De nombreux théologiens ont considéré (et il semblerait d’ailleurs que certains le font toujours) que le péché originel est imbriqué dans la loi de reproduction : « La concupiscence est un vice… la chair humaine est née du péché de chair. L’union des sexes transmet le péché originel à l’enfant, depuis de Chute, il est donc accompagné par la concupiscence. » (St. Augustin).

Certains des disciples de St. Augustin ont même dit que le Tout-Puissant a eu tort de commander à Adam « soyez fécond et multipliez-vous » par les moyens prévus, et que le péché d’Adam réside dans l’obéissance à la volonté du Tout-Puissant, ce qui suggère que si Adam avait eu la délicatesse de refuser de devoir se plier à ces méthodes dégoûtantes, le Tout-Puissant aurait été obligé d’inventer une manière plus décente d’accomplir ses plans. L’Eglise n’a curieusement jamais eu de problème pour dire que le Grand Architecte de l’Univers connaissait Son travail.

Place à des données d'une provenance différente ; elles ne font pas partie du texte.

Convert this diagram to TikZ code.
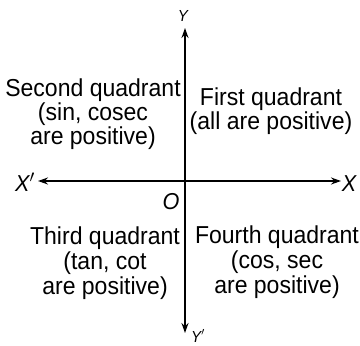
\documentclass[tikz,border=0pt]{standalone}
\usepackage{fontspec}
\setmainfont{Liberation Sans}[FakeStretch=0.94]
\usetikzlibrary{arrows.meta}
\begin{document}
\begin{tikzpicture}[x=1pt,y=-1pt,
  quad/.style={align=center,inner sep=0pt,anchor=base},
  axlab/.style={inner sep=0pt,font=\fontsize{23}{23}\selectfont\itshape},
  smlab/.style={inner sep=0pt,font=\fontsize{16}{16}\selectfont\itshape},
  axis/.style={line width=1.7pt,{Stealth[length=10pt,width=7pt]}-{Stealth[length=10pt,width=7pt]}}]
\useasboundingbox (0,0) rectangle (360,346);
\coordinate (xl) at (38,181);
\coordinate (xr) at (341,181);
\coordinate (yt) at (185,28);
\coordinate (yb) at (185,333);
\draw[axis] (xl) -- (xr);
\draw[axis] (yt) -- (yb);
\node[axlab] (X) at (349,184) {X};
\node[axlab] (Xp) at (25,182) {X$'$};
\node[smlab] (Y) at (183,16) {Y};
\node[smlab] (Yp) at (198,336) {Y$'$};
\node[axlab] (O) at (171,202) {O};
\node[quad,font=\fontsize{24.5}{24}\selectfont] (q2) at (93,144) {Second quadrant\\(sin, cosec\\are positive)};
\node[quad,font=\fontsize{24.5}{24}\selectfont] (q1) at (271,129) {First quadrant\\(all are positive)};
\node[quad,font=\fontsize{24.5}{25}\selectfont] (q3) at (105,294) {Third quadrant\\(tan, cot\\are positive)};
\node[quad,font=\fontsize{24.5}{25}\selectfont] (q4) at (277,293) {Fourth quadrant\\(cos, sec\\are positive)};
\end{tikzpicture}
\end{document}
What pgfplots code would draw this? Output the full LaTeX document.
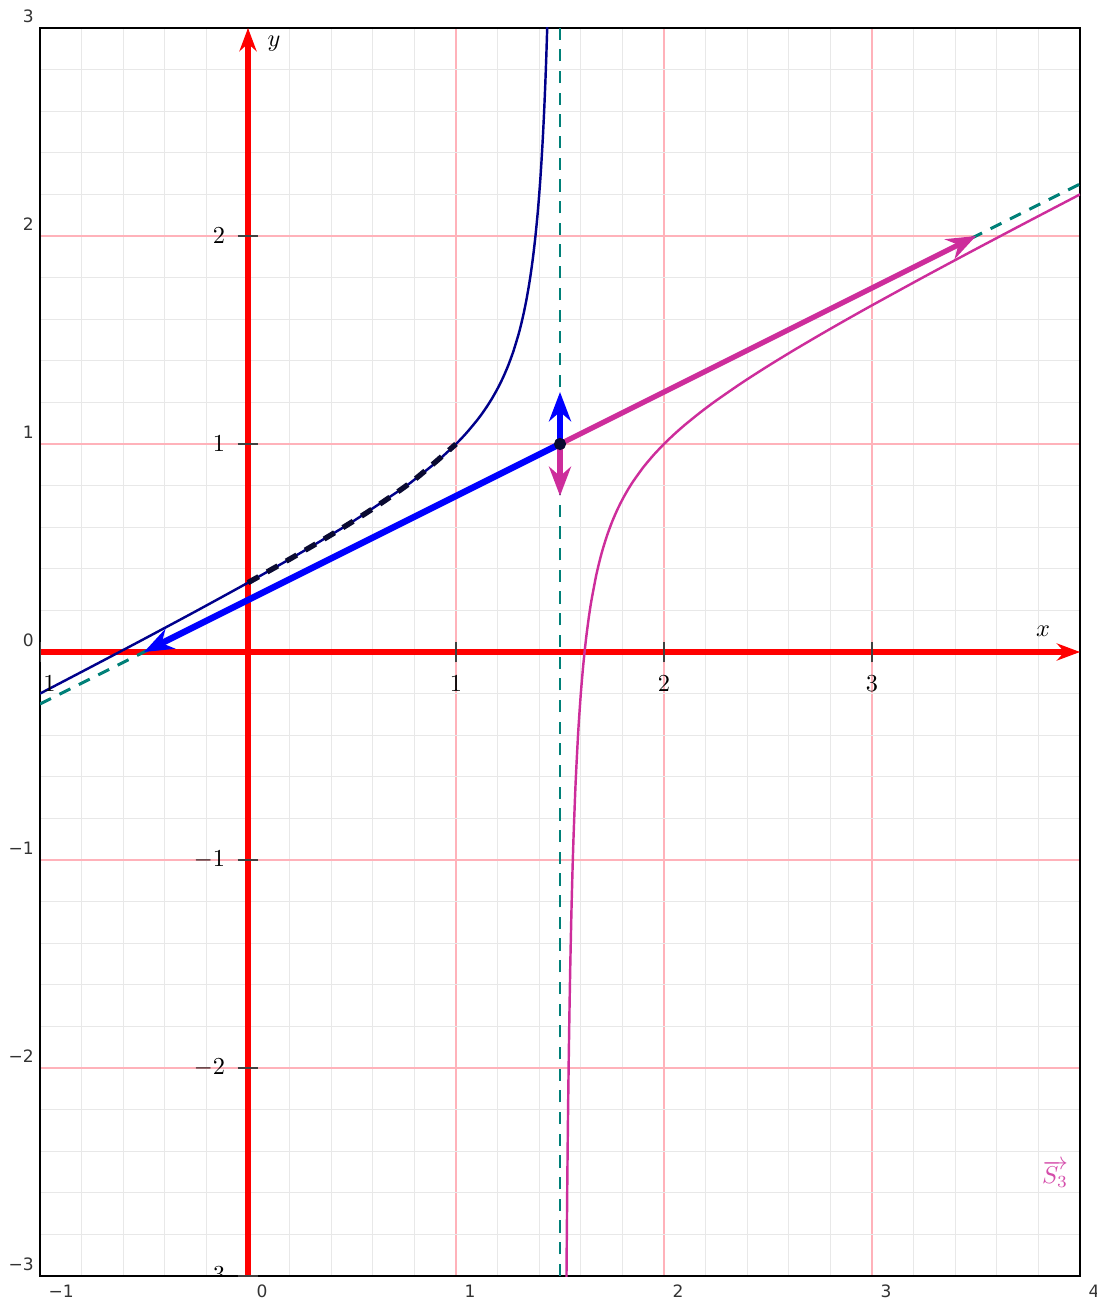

Comme l’Eglise a été influencée par des gens ayant cette mentalité, on peut comprendre le « Pourquoi » de bon nombre de ses actions. D’autre part, lorsque le culte des sorcières considérait St. Augustin comme étant un vieil homme à l’esprit singulièrement méchant et croyait au projet divin et à la sainteté de son Dieu Cornu et Phallique et de Sa compagne la Déesse Lunaire, on peut aussi comprendre le « Pourquoi » de ses croyances et actions et l’origine des siècles de conflit entre l’Eglise et le culte des sorcières, conflit qui n’est toujours pas résolu.